I looked at the convoy route on Google Maps, following it from north of Ivankiv all the way to Kyiv. The road is two lanes and passes through flat farmland and a few small towns and villages until it reaches the suburbs of Kyiv. There is virtually no “cover” for infantry or mounted Ukrainian soldiers to use to attack the convoy, and to their credit, they haven’t tried, because if they did, they would get cut down by the armed Russian vehicles in the convoy. The terrain to the west and south of the city looks very similar – suburbs leading into flat farmland. About 20 miles south of the city is the Vasylkiv Airbase, a military airfield for the Ukrainian air force. It sits in the middle of farmland and a few small villages just west of the Dnieper River.
There are three highways that are four lanes wide out of Kyiv: the E373 going North, the E40 going West, and the E95 going South. The E373 passes right by the Antonov International Airport, and the E95 passes near the Vasylkiv Airbase. Closer to the city, there is a four-lane beltway around the north, west, and south of the city. There are good two-lane roads all around the city through the farmland and small towns and villages.
Here's what I think the Ukrainians are doing: they’re playing a “rope-a-dope” strategy waiting for the Russians to get close enough to the city of Kyiv that they can set up ambushes in the residential and industrial suburbs and either slow down the convoy or stop it and then attack it, as they have done during smaller skirmishes in the suburbs of Kharkiv over the last few days. It’s a good plan if the Russians keep going. But from the satellite photos taken this morning showing the Russians taking over part of the town of Zdvyzhivka and establishing what amounts to a firing base there, I don’t think rope-a-dope is going to work unless and until the Russians push in further.

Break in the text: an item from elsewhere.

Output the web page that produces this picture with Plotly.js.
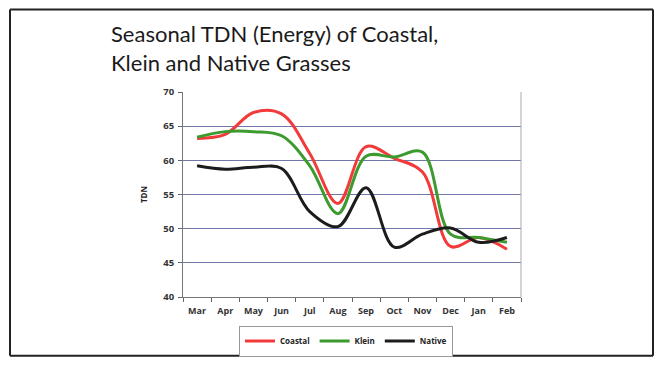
<!DOCTYPE html>
<html><head><meta charset="utf-8">
<script src="https://cdn.plot.ly/plotly-3.0.1.min.js"></script>
<style>html,body{margin:0;padding:0;background:#fff;}#chart{width:662px;height:367px;}</style>
</head><body><div id="chart"></div>
<script>
var months = ["Mar","Apr","May","Jun","Jul","Aug","Sep","Oct","Nov","Dec","Jan","Feb"];
var coastal = [63.2, 63.8, 67.0, 66.8, 61.0, 53.7, 62.0, 60.3, 58.3, 47.4, 48.7, 47.0];
var klein   = [63.4, 64.2, 64.2, 63.6, 59.2, 52.2, 60.6, 60.5, 61.2, 49.2, 48.7, 48.0];
var native  = [59.2, 58.7, 59.0, 58.8, 52.5, 50.3, 56.0, 47.3, 49.2, 50.1, 48.0, 48.7];
var yTicks = [40, 45, 50, 55, 60, 65, 70];

function tr(name, y, color) {
  return {x: months, y: y, name: name, type: 'scatter', mode: 'lines',
    line: {color: color, width: 3, shape: 'spline', smoothing: 1.0}};
}
var data = [tr('Coastal', coastal, '#f23a3a'), tr('Klein', klein, '#3c9a2e'), tr('Native', native, '#1c1c1c')];

var L = 183, R = 521, T = 92, B = 298, W = 662, H = 367;
function px(x){return (x-L)/(R-L);} function py(y){return (B-y)/(B-T);}
function ln(x0,y0,x1,y1){return {type:'line', xref:'paper', yref:'paper', x0:px(x0), x1:px(x1), y0:py(y0), y1:py(y1), line:{color:'#222', width:2}, layer:'above'};}

var layout = {
  width: W, height: H,
  margin: {l: L, r: W-R, t: T, b: H-B, pad: 0},
  paper_bgcolor: '#fff', plot_bgcolor: '#fff',
  showlegend: true,
  font: {family: 'Open Sans, sans-serif', color: '#222'},
  annotations: [{text: 'Seasonal TDN (Energy) of Coastal,<br>Klein and Native Grasses',
    xref: 'paper', yref: 'paper', x: px(109), xanchor: 'left', y: py(48), yanchor: 'middle',
    align: 'left', showarrow: false,
    font: {family: 'Lato, sans-serif', size: 22, color: '#1a1a1a'}}],
  xaxis: {type: 'category', range: [-0.5, 11.5], tickson: 'boundaries', ticks: 'outside', ticklen: 4, tickcolor: '#666',
    tickangle: 0, automargin: false, ticklabelstandoff: 5,
    showline: true, linecolor: '#777', linewidth: 1, showgrid: false, mirror: false,
    tickfont: {family: 'Open Sans, sans-serif', size: 9, color: '#333', weight: 'bold'}},
  yaxis: {range: [40, 70], tickvals: yTicks, ticks: 'outside', ticklen: 4, tickcolor: '#666',
    automargin: false, ticklabelstandoff: 2,
    showline: true, linecolor: '#777', linewidth: 1, gridcolor: '#6f78a8', gridwidth: 1,
    zeroline: false,
    tickfont: {family: 'Open Sans, sans-serif', size: 9.5, color: '#333', weight: 'bold'},
    title: {text: 'TDN', standoff: 14, font: {family: 'Open Sans, sans-serif', size: 8, color: '#222', weight: 'bold'}}},
  legend: {orientation: 'h', x: px(346), xanchor: 'center', y: py(341), yanchor: 'middle',
    bordercolor: '#999', borderwidth: 1, bgcolor: '#fff',
    font: {family: 'Open Sans, sans-serif', size: 8, color: '#222', weight: 'bold'},
    tracegroupgap: 0},
  shapes: [
    ln(10,9,653,9), ln(10,357,653,357), ln(10,9,10,357), ln(653,9,653,357),
    {type: 'line', xref: 'paper', yref: 'paper', x0: 1, x1: 1, y0: 0, y1: 1, line: {color: '#aaa', width: 1}}
  ]
};
Plotly.newPlot('chart', data, layout, {staticPlot: true});
</script></body></html>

Here's what I think the Russians are doing: They’re going to continue to push the convoy along the far west edge of Kyiv to the south until they have established a ring around the city about 15 to 20 miles out, and then they’re going to lay back and shell the hell out of Kyiv using 155 mm cannons, BM-21 GRAD multiple rocket launchers, and a fearsome rocket launcher called the TOS-1, which fires thermobaric and incendiary warheads. The TOS-1 is mounted on a T-72 tank chassis and can fire 24 rockets at once or sequentially. The GRAD is mounted on a truck chassis and is fitted with a bank of 40 launch tubes firing 122 mm rockets.
The GRAD rocket launcher has a range of 12 to 19 miles, so they could hit the outskirts of Kyiv from the position they have established in Zdvyzhivka. They could also use 155 mm cannons from there, which have a range of 15 to 25 miles depending on which warhead they are firing. The Vasylkiv Airbase is 20 miles from the center of the city. They could use it to shell the city and resupply the rocket launchers and cannons from the air. They will have to move in closer to use the TOS-1, but it’s obvious they have plans to employ it because the Ukrainians have already captured one near Kharkiv.
I think in the coming days, Kyiv is going to be subjected to what the U.S. artillery calls a “rain of steel.” Heavy bombardment by Russian weapons from all sides. We saw the beginnings of such an assault this morning when a cruise missile struck the parking lot in front of a government building in Kharkiv. I predict you’re going to see a lot of parking lots in front of government buildings hit by cruise missiles in the coming days, because I think the Russians are using Google Earth type maps to set up their guidance systems, and when you put in the grid coordinates for a building from that system, you get the location where a Google map device would take you: to the parking lot of the building, not the center of the building itself.
There is going to be an ugly, bloody, drawn-out siege of Kyiv and Kharkiv. This war is not a “battle of civilizations,” because only one side is civilized. The Russians don’t care if they cause civilian casualties. They have been given the order to “take” Kyiv and Kharkiv. They aren’t going to drive their tanks and armored personnel carriers into those cities until they have destroyed government buildings and military installations and killed as many Ukrainian soldiers and civilians as they can. Killing civilians is part of the strategy. They want to demoralize and “soften-up” (as an old military saying goes) the population to be taken over and occupied. The more civilians they kill, the fewer people they’ll have to worry about when they take over the cities.
That’s the Russian strategy. Unsurprisingly, it is a criminal plan to launch a criminal war for criminal purposes because it was ordered by Vladimir Putin, the Russian criminal in chief.
If you are correct and what you posit makes a lot of sense given historic Russian doctrine this is not going to end up being an act by criminals. It will be a world class case of terrorism by a sovereign power on the helpless men , women and children of a sovereign nation. Thus, I would suggest Russia be designated as a terrorist nation and Putin a war criminal to boot.
Thanks for the cogent analysis. Makes a lot of sense if you don't have to worry about air security and having all those clustered vehicles hit from attack aircraft. Unfortunately, I also believe what you predict about civilian casualties is also dead on pardon the ugly pun. Putin wants to terrorize the Ukrainians and bludgeon them into submission. His army and air force practiced on Aleppo with barrel bombs so he is simply now going to do it all over again.
After the bloodletting there is going to be a Ukrainian resistance. How large and how effective will depend upon how many weapons they can secrete away and long the occupying Russians will take being knifed in the back on patrol or having their command posts blown to bits. It is then we are going to see Putin's real rage. For those who haven't heard of it look up Lidice and what happened in occupied Czechoslovakia under the Nazis and SS in WWII.
Once his occupation begins it will be time for the West, NATO , the EU and UN to ratchet up sanctions and embargoes to 11 and hold them in place until they destabilize Russia and Putin. When you are an outlaw nation the law abiding nations must do whatever is necessary to bring you and those who aided you to justice.